Um estudo liderado pelo Einstein Hospital Israelita acompanhou pacientes que passaram por tratamento pós-infarto e concluiu que a interrupção precoce do uso de aspirina nos primeiros meses após o infarto não é segura. A pesquisa foi apresentada no congresso anual da Sociedade de Cardiologia Europeia, em Madrid, neste domingo (31), e está aceita para publicação no New England Journal of Medicine.

Coordenada pelo Einstein em parceria com o Ministério da Saúde via Proadi-SUS (Programa de Apoio ao Desenvolvimento Institucional do Sistema Único de Saúde), o estudo acontece na esteira de uma tentativa de mudança da ciência mundial para tentar diminuir a quantidade de medicamentos para pacientes que passaram por infarto, devido ao aumento nas chances de sangramentos.

Nesse sentido, os médicos se perguntaram se a retirada de um dos medicamentos, a aspirina, funcionaria de forma tão eficaz para proteger o coração, mantendo o risco reduzido de novos infartos. Hoje, o tratamento padrão no mundo combina aspirina com um antiplaquetário, com a intenção de reduzir o risco desses reinfartos.

Os pesquisadores, então, acompanharam por um ano mais de 3.400 pacientes de 50 centros hospitalares com síndromes coronarianas agudas, sendo a maior parte do SUS (Sistema Único de Saúde). Desses pacientes, metade recebeu só uma medicação e a outra metade recebeu ambas.

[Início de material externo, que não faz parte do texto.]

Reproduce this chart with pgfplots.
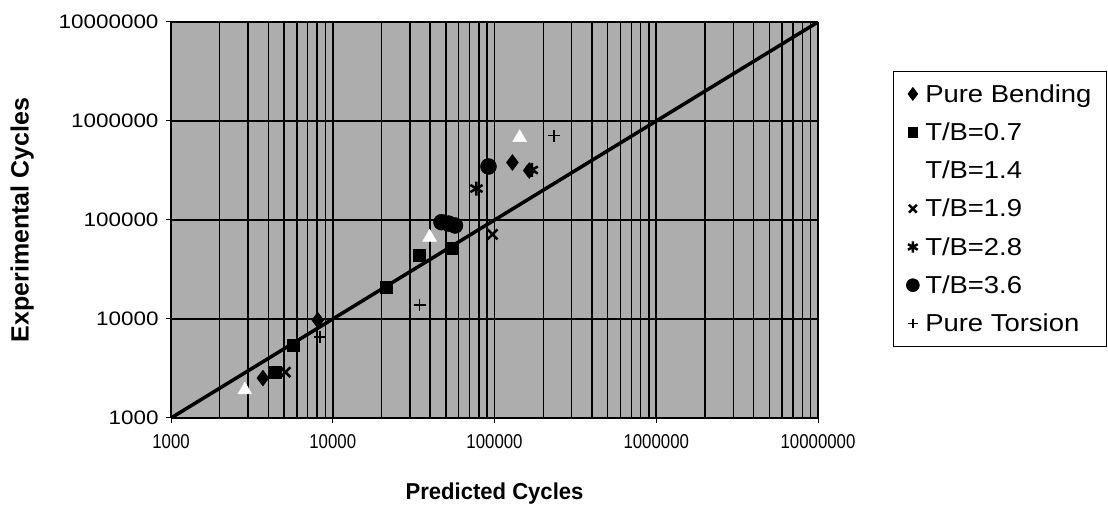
\documentclass[border=0pt]{standalone}
\usepackage{pgfplots}
\pgfplotsset{compat=1.18}
\usepackage{fontspec}
\setmainfont{Liberation Sans}
\usepackage{graphicx}
% horizontal stretch of a piece of text
\newcommand{\hs}[2]{\scalebox{#1}[1]{#2}}
% legend text, set a little apart from its marker
\newcommand{\lt}[1]{\hspace{4pt}\hs{1.12}{#1}}

\begin{document}
\begin{tikzpicture}[x=1pt,y=1pt]
\path[use as bounding box] (0,0) rectangle (1108,512);
\begin{axis}[
  at={(171pt,94pt)}, anchor=south west,
  scale only axis, width=647pt, height=396pt,
  xmode=log, ymode=log,
  xmin=1000, xmax=1e7, ymin=1000, ymax=1e7,
  axis x line*=bottom, axis y line*=left,
  axis line style={black, line width=1.2pt},
  axis background/.style={fill=black!32},
  xmajorgrids=true, ymajorgrids=true, xminorgrids=true,
  major grid style={black, line width=1.7pt},
  minor grid style={black, line width=1.4pt},
  tick align=outside, major tick length=5pt, minor tick length=0pt,
  tick style={black, line width=1pt},
  xtick={1000,10000,100000,1000000,10000000},
  xticklabels={\hs{0.84}{1000},\hs{0.84}{10000},\hs{0.84}{100000},\hs{0.84}{1000000},\hs{0.84}{10000000}},
  ytick={1000,10000,100000,1000000,10000000},
  yticklabels={\hs{1.15}{1000},\hs{1.15}{10000},\hs{1.15}{100000},\hs{1.15}{1000000},\hs{1.15}{10000000}},
  xticklabel style={font=\fontsize{20}{23}\selectfont, yshift=-8pt},
  yticklabel style={font=\fontsize{19.5}{22}\selectfont, xshift=-4pt},
  xlabel={\hs{0.96}{Predicted Cycles}},
  ylabel={Experimental Cycles},
  xlabel style={font=\fontsize{23}{26}\selectfont\bfseries, at={(axis description cs:0.5,-0.192)}, anchor=center},
  ylabel style={font=\fontsize{25}{28}\selectfont\bfseries, at={(axis description cs:-0.230,0.5)}, anchor=center},
  legend style={at={(1.116,0.8765)}, anchor=north west, draw=black, line width=0.8pt,
    font=\fontsize{24.5}{27}\selectfont, row sep=15pt, inner xsep=13pt, inner ysep=11pt,
    cells={anchor=west}},
  legend image post style={scale=0.8},
]
% line of perfect agreement
\addplot[black, line width=3.5pt, forget plot] coordinates {(1000,1000) (10000000,10000000)};

\addplot[only marks, mark=diamond*, mark size=8pt, black] coordinates {
  (3700,2530) (8080,9730) (129000,381000) (164000,316000)};
\addlegendentry{\lt{Pure Bending}}

\addplot[only marks, mark=square*, mark size=6pt, black] coordinates {
  (4390,2910) (5660,5440) (21500,20900) (34400,44000) (54300,51700)};
\addlegendentry{\lt{T/B=0.7}}

\addplot[only marks, mark=triangle*, mark size=8pt, white, mark options={fill=white, draw=white}] coordinates {
  (2860,1920) (39700,66800) (143000,680000)};
\addlegendentry{\lt{T/B=1.4}}

\addplot[only marks, mark=x, mark size=7pt, black, line width=2.5pt] coordinates {
  (5100,2900) (97200,71600)};
\addlegendentry{\lt{T/B=1.9}}

\addplot[only marks, mark=asterisk, mark size=7pt, black, line width=2.5pt] coordinates {
  (77400,208000) (170000,320000)};
\addlegendentry{\lt{T/B=2.8}}

\addplot[only marks, mark=*, mark size=8pt, black] coordinates {
  (47000,95000) (52000,92000) (57000,88000) (91800,347000)};
\addlegendentry{\lt{T/B=3.6}}

\addplot[only marks, mark=+, mark size=6pt, black, line width=1.5pt] coordinates {
  (8310,6550) (34400,13800) (234000,713000)};
\addlegendentry{\lt{Pure Torsion}}
\end{axis}
\end{tikzpicture}
\end{document}
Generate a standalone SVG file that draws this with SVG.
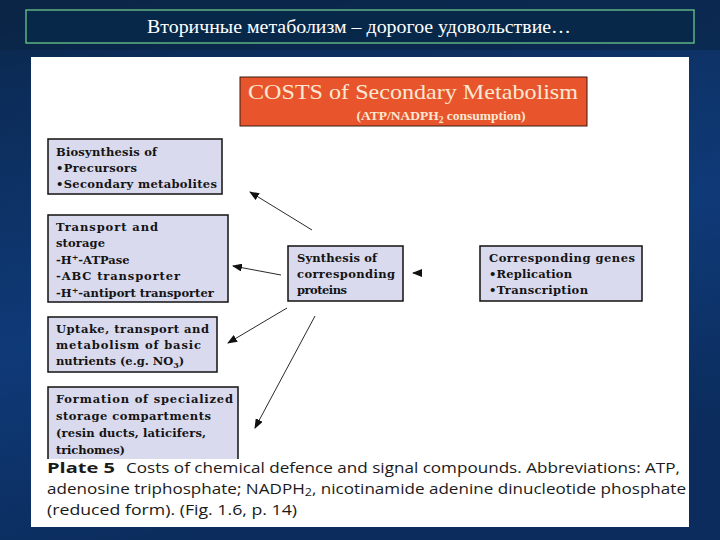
<svg xmlns="http://www.w3.org/2000/svg" width="720" height="540" viewBox="0 0 720 540">
<defs>
<linearGradient id="bg" x1="0" y1="0" x2="0.3" y2="1">
<stop offset="0" stop-color="#0a2546"/>
<stop offset="0.15" stop-color="#0c2c58"/>
<stop offset="0.6" stop-color="#0f3a78"/>
<stop offset="1" stop-color="#0b2c5c"/>
</linearGradient>
<marker id="ah" markerWidth="10" markerHeight="8" refX="9" refY="4" orient="auto" markerUnits="userSpaceOnUse">
<path d="M0,0 L10,4 L0,8 z" fill="#111"/>
</marker>
<style>
.box{fill:#dadaee;stroke:#111;stroke-width:1.5}
.bt{font-family:"DejaVu Serif","Liberation Serif",serif;font-weight:bold;font-size:11.5px;fill:#141414}
.cap{font-family:"Open Sans","Noto Sans","Liberation Sans",sans-serif;font-size:15px;fill:#1a1a1a}
.con{stroke:#2a2a2a;stroke-width:1;fill:none;marker-end:url(#ah)}
</style>
</defs>
<rect width="720" height="540" fill="url(#bg)"/>
<rect x="0" y="0" width="720" height="50" fill="#0a2444" opacity="0.6"/>
<g id="title">
<rect x="26" y="10" width="668" height="33" fill="#072848" stroke="#6cc58a" stroke-width="1.3"/>
<text x="359" y="33" text-anchor="middle" font-family="Liberation Serif, serif" font-size="19" fill="#ffffff" textLength="424" lengthAdjust="spacingAndGlyphs">Вторичные метаболизм – дорогое удовольствие…</text>
</g>
<rect x="31" y="57" width="658" height="470" fill="#ffffff"/>
<g id="header">
<rect x="240" y="77" width="347" height="49" fill="#e8552c" stroke="#3a1a10" stroke-width="1"/>
<text x="248" y="99" font-family="Liberation Serif, serif" font-size="21" fill="#fbe8d4" textLength="330" lengthAdjust="spacingAndGlyphs">COSTS of Secondary Metabolism</text>
<text x="441" y="120" text-anchor="middle" font-family="Liberation Serif, serif" font-weight="bold" font-size="13.5" fill="#fbe8d4">(ATP/NADPH<tspan font-size="9.5" dy="3">2</tspan><tspan dy="-3"> consumption)</tspan></text>
</g>
<g id="biosynthesis">
<rect class="box" x="48" y="139" width="174" height="55"/>
<text class="bt" x="56" y="156" textLength="101">Biosynthesis of</text>
<text class="bt" x="56" y="172" textLength="81">•Precursors</text>
<text class="bt" x="56" y="188" textLength="161">•Secondary metabolites</text>
</g>
<g id="transport">
<rect class="box" x="48" y="215" width="180" height="87"/>
<text class="bt" x="56" y="231" textLength="102">Transport and</text>
<text class="bt" x="56" y="247" textLength="49">storage</text>
<text class="bt" x="56" y="264">-H<tspan font-size="8" dy="-4">+</tspan><tspan dy="4">-ATPase</tspan></text>
<text class="bt" x="56" y="280" textLength="124">-ABC transporter</text>
<text class="bt" x="56" y="297">-H<tspan font-size="8" dy="-4">+</tspan><tspan dy="4">-antiport transporter</tspan></text>
</g>
<g id="uptake">
<rect class="box" x="48" y="317" width="169" height="55"/>
<text class="bt" x="56" y="333" textLength="153">Uptake, transport and</text>
<text class="bt" x="56" y="349" textLength="145">metabolism of basic</text>
<text class="bt" x="56" y="365">nutrients (e.g. NO<tspan font-size="8" dy="3">3</tspan><tspan dy="-3">)</tspan></text>
</g>
<g id="formation">
<rect x="48" y="387" width="190" height="72" fill="#dadaee"/>
<path d="M48,459 V387 H238 V459" fill="none" stroke="#111" stroke-width="1.5"/>
<text class="bt" x="56" y="403" textLength="177">Formation of specialized</text>
<text class="bt" x="56" y="420" textLength="155">storage compartments</text>
<text class="bt" x="56" y="437" textLength="150">(resin ducts, laticifers,</text>
<text class="bt" x="56" y="454" textLength="69">trichomes)</text>
</g>
<g id="synthesis">
<rect class="box" x="288" y="246" width="115" height="55"/>
<text class="bt" x="297" y="262" textLength="80">Synthesis of</text>
<text class="bt" x="297" y="278" textLength="98">corresponding</text>
<text class="bt" x="297" y="294" textLength="50">proteins</text>
</g>
<g id="genes">
<rect class="box" x="480" y="246" width="162" height="55"/>
<text class="bt" x="489" y="262" textLength="146">Corresponding genes</text>
<text class="bt" x="489" y="278" textLength="83">•Replication</text>
<text class="bt" x="489" y="294" textLength="99">•Transcription</text>
</g>
<g id="connectors">
<path class="con" d="M312,230 L250,192"/>
<path class="con" d="M281,275 L233,266"/>
<path class="con" d="M421,273 L413,273"/>
<path class="con" d="M287,308 L228,343"/>
<path class="con" d="M315,316 L255,428"/>
</g>
<g id="caption">
<text class="cap" x="47" y="473" font-weight="bold" textLength="68" lengthAdjust="spacingAndGlyphs">Plate 5</text>
<text class="cap" x="126" y="473" textLength="554" lengthAdjust="spacingAndGlyphs">Costs of chemical defence and signal compounds. Abbreviations: ATP,</text>
<text class="cap" x="47" y="494" textLength="639" lengthAdjust="spacingAndGlyphs">adenosine triphosphate; NADPH<tspan font-size="11" dy="2">2</tspan><tspan dy="-2">, nicotinamide adenine dinucleotide phosphate</tspan></text>
<text class="cap" x="47" y="515" textLength="250" lengthAdjust="spacingAndGlyphs">(reduced form). (Fig. 1.6, p. 14)</text>
</g>
</svg>
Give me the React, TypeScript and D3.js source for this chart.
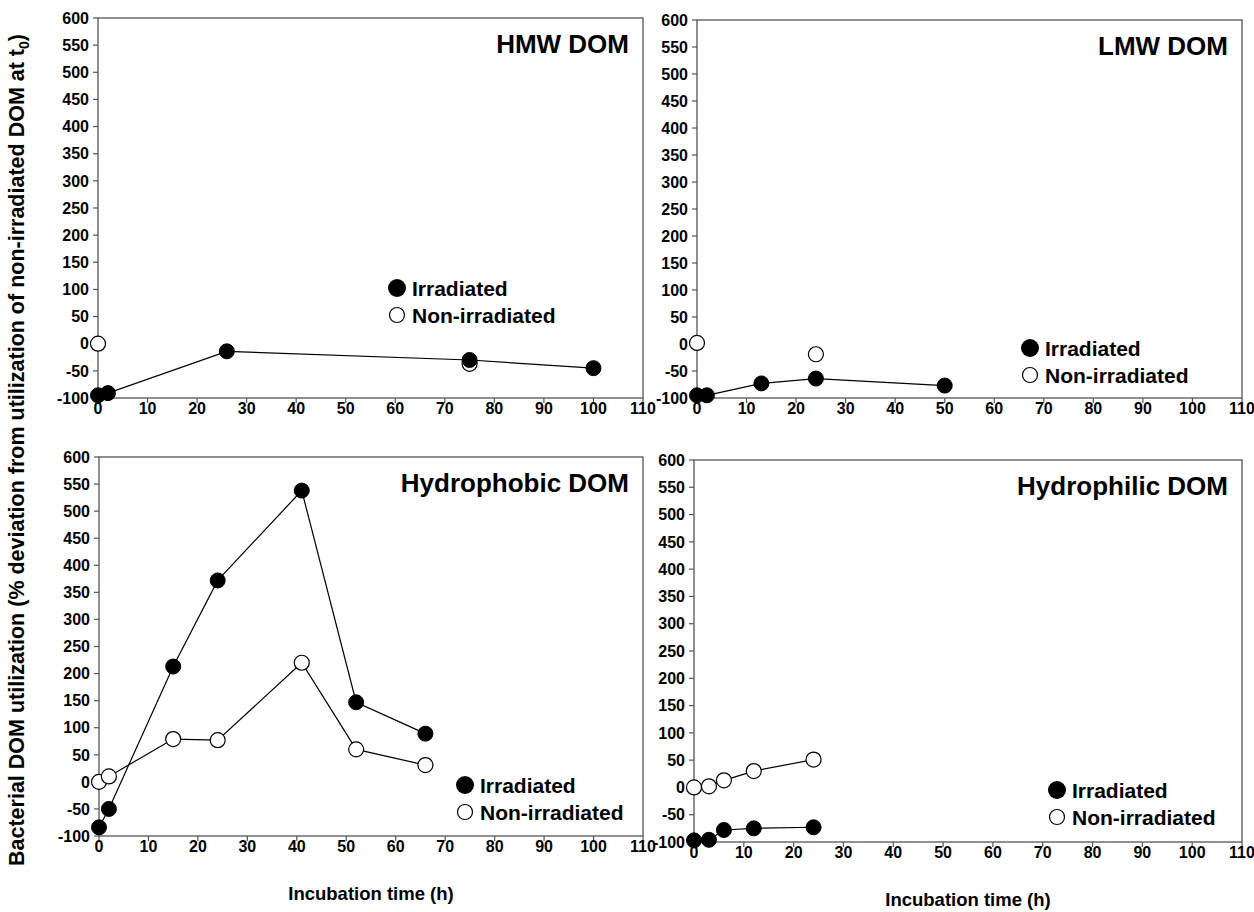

“O que a gente viu foi que é preciso, nesse período inicial, de fato, dois remédios. Mesmo aumentando um pouco a chance de sangramento, esse é o sistema mais protetor para evitar um novo infarto depois do primeiro. Então, esse é o grande benefício desse estudo”, diz Pedro Lemos, autor sênior da pesquisa e diretor da Cardiologia do Einstein.

Os pesquisadores observaram que a retirada precoce da aspirina resultou em uma redução significativa nos sangramentos, com uma incidência de 2% no grupo que não utilizou aspirina, em comparação a 4,9% no grupo que manteve a terapia dupla. Por outro lado, a alteração no protocolo padrão não manteve a proteção contra eventos cardiovasculares graves —como infarto, AVC (acidente vascular cerebral) ou necessidade urgente de nova revascularização— no grupo sem aspirina (7% versus 5,5%).

O tratamento junto com a aspirina foi posto em dúvida mundialmente porque pode aumentar o risco de sangramentos espontâneos, uma vez que as medicações deixam o sangue mais fino para evitar que novos coágulos se formem e obstruam a artéria, causando um novo infarto.

“Acontece que na tentativa de prevenir a formação de novos coágulos, Isso pode aumentar a chance de sangramento. Então, o que a gente faz? Dá os dois remédios e têm um risco aumentado de sangrar, mas pelo menos você está prevenindo o novo infarto”, explica o cardiologista.

O estudo mostrou, portanto, que ainda não é possível mudar os protocolos para o tratamento do infarto, assunto que tem sido comentado na cardiologia mundial.

Na visão do médico, para além dos resultados, a pesquisa tem o mérito de mostrar a força da cardiologia brasileira para o mundo. “O fato de que quando a gente publica um estudo dessa magnitude, apresenta em congresso, estamos exemplificando o potencial da cardiologia brasileira em participar como um ‘player’ muito importante das decisões médicas científicas no mundo”, diz.